The next development in the region will be Husky Energy's $1.45 billion White Rose Field. The project secured government approval on Dec. 19, 2001. Now, Husky is finalizing contractual arrangements to determine the true value of the resource in order to move forward with the project, according to William Roach, General Manager of East Coast Development. Husky is optimistic about going ahead with White Rose as the first step in regional development. "We're just developing the first part of what's already been discovered in a quite extensive hydrocarbon system," Roach said.
The Terra Nova FPSO on site with the Hibernia platform in the background
In fact, exploration efforts could move forward quickly in an area Roach believes will yield some significant opportunities. Husky plans to drill one or two exploration wells this summer if agreements can be put in place.
With 283 MMbbl of recoverable oil, White Rose is by far the smallest field to be developed, but Roach believes it will be "a good investment on a stand-alone basis." Husky has already spent $44 million "getting the engineering right and the bidding process right before moving into the contract phase," Roach said.
Like Terra Nova, White Rose will be developed with an FPSO. However, the new FPSO will be built using a copy of a hull used for trading tankers that currently operate in Eastern Canadian waters. Husky has worked to design its way around issues that proved to be obstacles for Terra Nova, but Roach credits advances in technology for opening up the area for development. "The main reason we can develop White Rose right now is the result of horizontal well technology and the reliability of floating production systems increasing," he said.
Exploiting natural gas resources
When White Rose moves into development, Husky will be the single largest unconnected gas owner in the basin, with about 2 tcf of gas in the associated reservoirs. "We're looking very carefully at gas. It's not ready yet, but we have a long-term goal of gas exports," Roach said.

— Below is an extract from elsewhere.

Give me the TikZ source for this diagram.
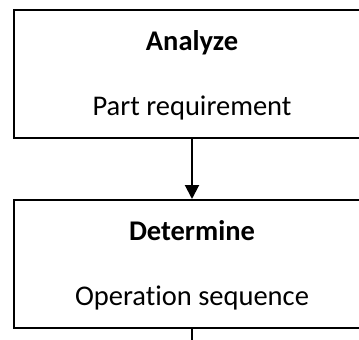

Estimates have placed reserves upwards of 60 tcf of natural gas potential, and growing demand in the US is making development of Canadian petroleum resources attractive. To date, offshore exploration has resulted in the discovery of almost 10 tcf of recoverable natural gas and approximately 400 MMbbl of natural gas liquids. The majority of these resources are in the Jeanne d'Arc Basin and adjacent Ridge Complex.
"It would be relatively inexpensive to convert the facility we have got to export gas because there is gas reinjection in the north of the reservoir anyway for conservation," Roach said. "That could very easily be turned with a little bit more processing into an export system." Husky estimates that gas development could be achieved in the 2007-2010 timeframe, with White Rose contributing as much as 400 MMcf/d.
The provincial government has expressed a willingness to discuss gas development opportunities and is working to attract investors.
Deepwater development on the horizon
Development projects have comprised the bulk of recent activity, but there has not been a lot of new exploration off Newfoundland. That trend is about to change. Now, the attractive frontier is in deepwater, particularly the Flemish Pass Basin, where oil companies have been building up acreage inventories over the past five years.
A 1,000 sq km seismic survey on the Annie Block in the Flemish Pass last summer marked the beginning of a seismic campaign by Petro-Canada. Both Petro-Canada and PanCanadian have identified a number of large, attractive drilling targets, but it looks as if Petro-Canada will be the first to test the drill bit. The company is already looking for a deepwater rig. "We'll probably only spud one well in the deepwater Flemish Pass this year," Gary Bruce said. A second is planned for next year. Petro-Canada is also planning a well in the Salar Basin (south of Jeanne d'Arc in 3,900 ft water depth) that could identify a 400+ MMbbl structure. "We really need a discovery in a new basin to kick-start the next phase of oil development," Bruce said.